Re: [PATCH] PCI: layerscape: Change back to the default error response behavior

From: Bjorn Helgaas
Date: Tue Sep 29 2020 - 11:02:57 EST


On Tue, Sep 29, 2020 at 09:13:28PM +0800, Zhiqiang Hou wrote:
> From: Hou Zhiqiang <Zhiqiang.Hou@xxxxxxx>
>
> In the current error response behavior, it will send a SLVERR response
> to device's internal AXI slave system interface when the PCIe controller
> experiences an erroneous completion (UR, CA and CT) from an external
> completer for its outbound non-posted request, which will result in
> SError and crash the kernel directly.

Possible wording:

As currently configured, when the PCIe controller receives a
Completion with UR or CA status, or a Completion Timeout occurs, it
sends a SLVERR response to the internal AXI slave system interface,
which results in SError and a kernel crash.

Please add a blank line between paragraphs, and
s/This patch change back it/Change it/ below.

> This patch change back it to the default behavior to increase the
> robustness of the kernel. In the default behavior, it always sends an
> OKAY response to the internal AXI slave interface when the controller
> gets these erroneous completions. And the AER driver will report and
> try to recover these errors.

This reverts 84d897d69938 ("PCI: layerscape: Change default error
response behavior"), so please mention that in the commit log,
probably as:

Fixes: 84d897d69938 ("PCI: layerscape: Change default error response behavior")

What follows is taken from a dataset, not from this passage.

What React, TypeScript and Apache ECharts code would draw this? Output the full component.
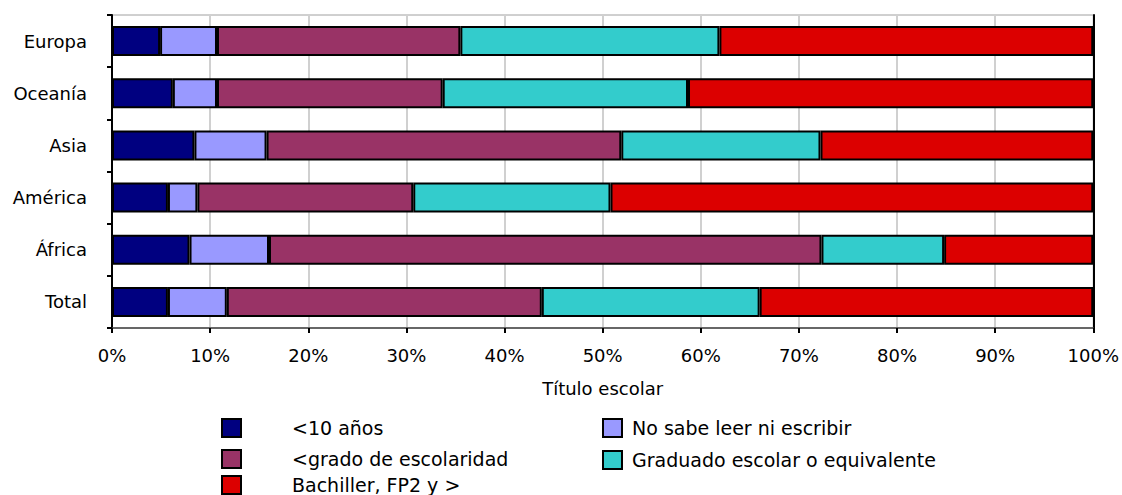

Maybe it also needs a stable tag, e.g., v4.15+?

Since this is a pure revert, whatever problem 84d897d69938 fixed must
now be fixed in some other way. Otherwise, this revert would just be
reintroducing the problem fixed by 84d897d69938.

This commit log should mention that what that other fix is.

AER is only a reporting mechanism, it is asynchronous to the
instruction stream, and it's optional (may not be implemented in the
hardware, and may not be supported by the kernel), so I'm not super
convinced that it can be the answer to this problem.

> Signed-off-by: Hou Zhiqiang <Zhiqiang.Hou@xxxxxxx>
> ---
> drivers/pci/controller/dwc/pci-layerscape.c | 11 -----------
> 1 file changed, 11 deletions(-)
>
> diff --git a/drivers/pci/controller/dwc/pci-layerscape.c b/drivers/pci/controller/dwc/pci-layerscape.c
> index f24f79a70d9a..e92ab8a77046 100644
> --- a/drivers/pci/controller/dwc/pci-layerscape.c
> +++ b/drivers/pci/controller/dwc/pci-layerscape.c
> @@ -30,8 +30,6 @@
>
> /* PEX Internal Configuration Registers */
> #define PCIE_STRFMR1 0x71c /* Symbol Timer & Filter Mask Register1 */
> -#define PCIE_ABSERR 0x8d0 /* Bridge Slave Error Response Register */
> -#define PCIE_ABSERR_SETTING 0x9401 /* Forward error of non-posted request */
>
> #define PCIE_IATU_NUM 6
>
> @@ -123,14 +121,6 @@ static int ls_pcie_link_up(struct dw_pcie *pci)
> return 1;
> }
>
> -/* Forward error response of outbound non-posted requests */
> -static void ls_pcie_fix_error_response(struct ls_pcie *pcie)
> -{
> - struct dw_pcie *pci = pcie->pci;
> -
> - iowrite32(PCIE_ABSERR_SETTING, pci->dbi_base + PCIE_ABSERR);
> -}
> -
> static int ls_pcie_host_init(struct pcie_port *pp)
> {
> struct dw_pcie *pci = to_dw_pcie_from_pp(pp);
> @@ -142,7 +132,6 @@ static int ls_pcie_host_init(struct pcie_port *pp)
> * dw_pcie_setup_rc() will reconfigure the outbound windows.
> */
> ls_pcie_disable_outbound_atus(pcie);
> - ls_pcie_fix_error_response(pcie);
>
> dw_pcie_dbi_ro_wr_en(pci);
> ls_pcie_clear_multifunction(pcie);
> --
> 2.17.1
>